The PVV started off as a conservative party but soon drifted towards more extreme views on migration and religion.

It filed a motion in 2007 calling for a halt to immigration from Muslim countries. The group also launched a website to collect complaints about Central and Eastern European immigrants, and fought to ban burqas and minarets in the Netherlands.

As a Protestant who grew up in a family that looked down on Islam, Mr Van Klaveren was at first comfortable with the PVV’s views. That was until its figurehead, Mr Wielders, asked a crowd of supporters whether they wanted more or less Moroccan migrants and the crowd chanted back: “less, less, less!”

“I thought it was going too far. It was no longer about an ideology but about a people,” he said.

Mr Van Klaveren left the PVV as hatred of immigrants flared up and attacks on mosques became more frequent. After a brief attempt to form his own party, he set out to write a book that would give his anti-Islam views a theoretical base.

"I wanted to prove that [Muslims] ... promote terrorism... but I found that there were no Islamic sources to prove this, only orientalist sources," he said.

He converted to Islam halfway through writing the book, in October 2018.

His former ally, Mr Wilders, compared him to a vegetarian who found a job in a slaughterhouse. Death threats and hateful emails now come from what was once his end of the political spectrum.

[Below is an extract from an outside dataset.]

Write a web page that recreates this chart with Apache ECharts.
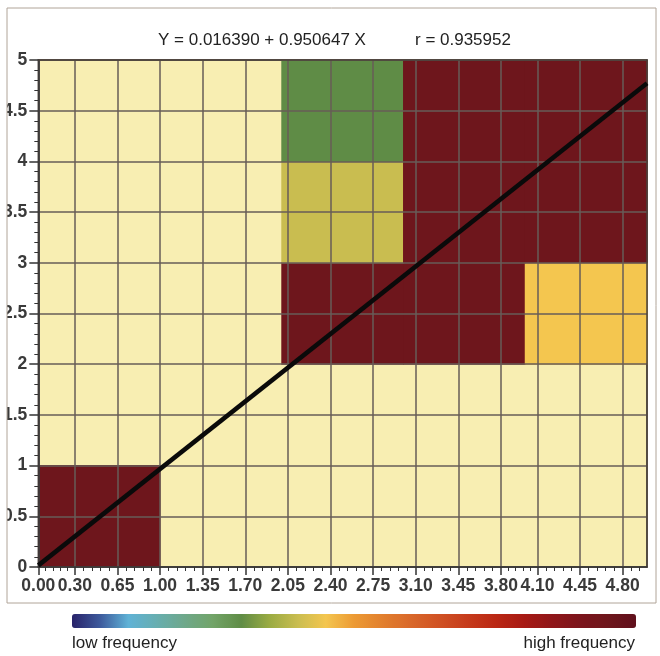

Mr Van Klaveren has taken back his statements on Islam, saying his views were "simply wrong". But if Europe wants to rid itself of Islamophobia, he says it must face the "big problem" that is immigration and address people's legitimate concerns.

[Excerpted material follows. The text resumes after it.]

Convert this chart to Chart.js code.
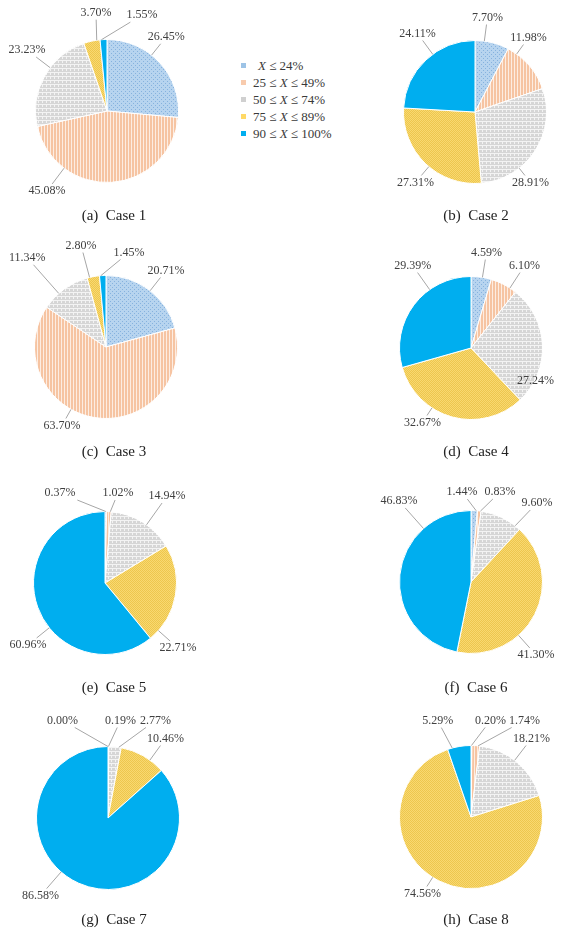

“Terrorism is a real threat. It is not something that people have invented; it is real. And it is also true that there are ISIS cells among refugees,” he said. “Mainstream parties are afraid to talk about immigration, but they will have to take the topic back because right now the [discourse is controlled] by the populist parties,” he said.

Projections show anti-immigration parties winning a third of seats at the European Parliament. Mr Van Klaveren worries the populist ideas he contributed to could "now become policies".

“I think it is very important that we reach a common ground,” he said. The book born out of his initial resentment for Islam calls instead for coexistence and mutual understanding.

In it, Mr Van Klaveren cites a folk tale where a man asks another how to get to the other side of a river. “Why do you ask me, as you are already on the other side,” the other man replied.

For the former far-right politician, the tale is yet another reminder that there are always two sides to every story.